Armada Pati Unus yang terdiri dari 100 buah kapal -yang paling kecil
beratnya 200 ton- ini sampai di Malaka tanggal 1 Januari 1513. Sayang,
penyerangan ini gagal. Dari 100 buah perahu yang dikirim ke Malaka,
hanya 8 buah yang dapat kembali ke Jepara.
Kegagalan ini menurut
penulis Portugis, Joan de Baros dalam bukunya “Kronik Raja D. Manoel,
Pati Unus” membuat Pati Unus sangat berduka dan kecewa, sehingga ia
memerintahkan kapal terbesar yang dapat kembali ke Jepara, untuk
diabadikan sebagai monumen perang di pantai Jepara . Pati Unus kemudian
digantikan oleh ipar Falatehan, yang namanya tidak tercatat dalam
sejarah. Ia berkuasa tahun 1521 hingga tahun 1536. Dalam
pemerintahannya, Jepara ikut membantu Falatehan dalam merebut Banten
dan Sunda Kelapa, termasuk mengusir bangsa Portugis dari Sunda Kelapa
tahun 1527. Kemudian oleh Sultan Trenggono, Jepara diserahkan kepada
menantunya yaitu Pangeran Hadiri pada tahun 1536. Suami Retno Kencono
ini akhirnya dibunuh oleh Ario Penangsang, sebagai akibat dari
perebutan kekuasaan di kerajaan Demak. Kematian Pangeran Hadiri membuat
Retno Kencana sangat berduka sehingga ia bertapa di bukit Danaraja. Ia
berjanji, tidak akan berhenti bertapa sebelum pembunuh suaminya tewas.

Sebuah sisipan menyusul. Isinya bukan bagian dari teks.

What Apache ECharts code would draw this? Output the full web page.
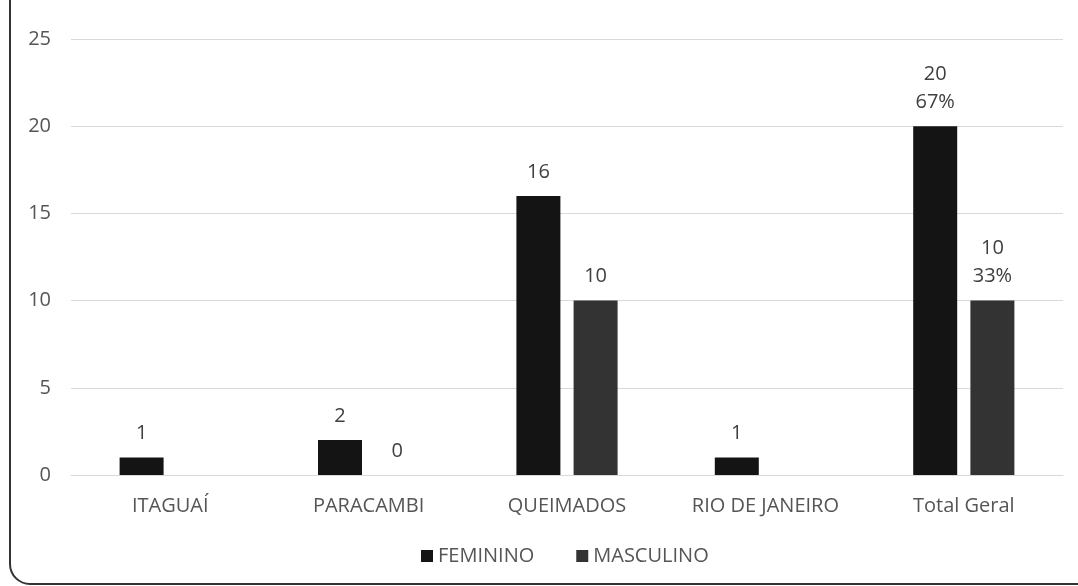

Harapan Retno Kencana ini akhirnya terwujud setelah Ario Penangsang
dibunuh oleh Sutowijoyo dengan tombak Kyai Plared. Retno Kencana
kemudian turun dari pertapaannya dan dilantik sebagai penguasa Jepara
dengan gelar Ratu Kalinyamat.
Penobatan ini berlangsung dengan Surya
Sengkolo Trus Karya Tataning Bumi yang diduga dilakukan tanggal 12
Rabiul Awal atau tanggal 10 April 1549. Berkat kepemimpinan Ratu
Kalinyamat, dalam waktu singkat Jepara telah berkembang bukan saja
sebagai Bandar terbesar di pesisir utara pulau Jawa, tetapi juga
memiliki armada perang yang sangat kuat. Oleh penulis Portugis, Diego
De Conto, Ratu Kalinyamat digambarkan sebagai “Rainha de Jepara senhora
pederose e rica,” yakni Ratu Jepara, seorang wanita yang sangat
berkuasa. Ratu Kalinyamat yang berkuasa selama 30 tahun lebih,
disamping pernah menyerang Malaka yang waktu itu dikuasai oleh
kolonialisme Portugis sebanyak dua kali, juga telah terbukti berhasil
membawa Jepara ke puncak kerjayaannya. Jepara berkembang menjadi bandar
perdagangan terbesar di pesisir pulau Jawa. Pada era ini, kerajinan
ukir mulai berkembang di Jepara. Salah satu bukti yang tak terelakkan
adalah adanya ornamen di masjid Mantingan, di mana Pangeran Hadiri
dimakamkan.
Ratu Kalinyamat kemudian digantikan oleh anak angkatnya
yang bernama Pangeran Jepara yang berkuasa dari tahun 1549 sampai tahun
1599, saat mana ia harus mengakhiri kekuasaannya karena diserbu oleh
Panembahan Senopati dari Mataram. Setelah era kerajaan Jepara runtuh,
diperkirakan terjadi kekosongan penguasa, sehingga sampai tahun 1616
tidak tercatat sejarah siapa yang memimpin Jepara. Baru pada tahun
tersebut, Jepara tercatat dipimpin oleh Kyai Demang Laksamana yang
kemudian digantikan berurut-urut oleh Kyai Wirasetia, Kyai Patra
Manggala, Kyai Wiradika, Ngabehi Wangsadipa, Kyai Reksa Manggala, Kyai
Waradika, Ngabehi Wangsadipa (jabatan kedua), Ngabehi Wiradika, Wira
Atmaka, Kyai Ngabehi Wangsadipa, Tumenggung Martapura, Temenggung
Sujanapura, Adipati Citro Sumo I, Citro Sumo II, dan Adipati Citro Sumo
ke III yang sekaligus menutup sejarah era kerajaan Mataram di Jepara
dan masuk pada era kekuasaan Belanda . Namun pada masa transisi ini
Belanda masih tetap memakai Adipati Citro Sumo III yang kemudian
digantikan oleh Citro sumo IV, Citro Sumo V, dan Adipati Citro Sumo VI.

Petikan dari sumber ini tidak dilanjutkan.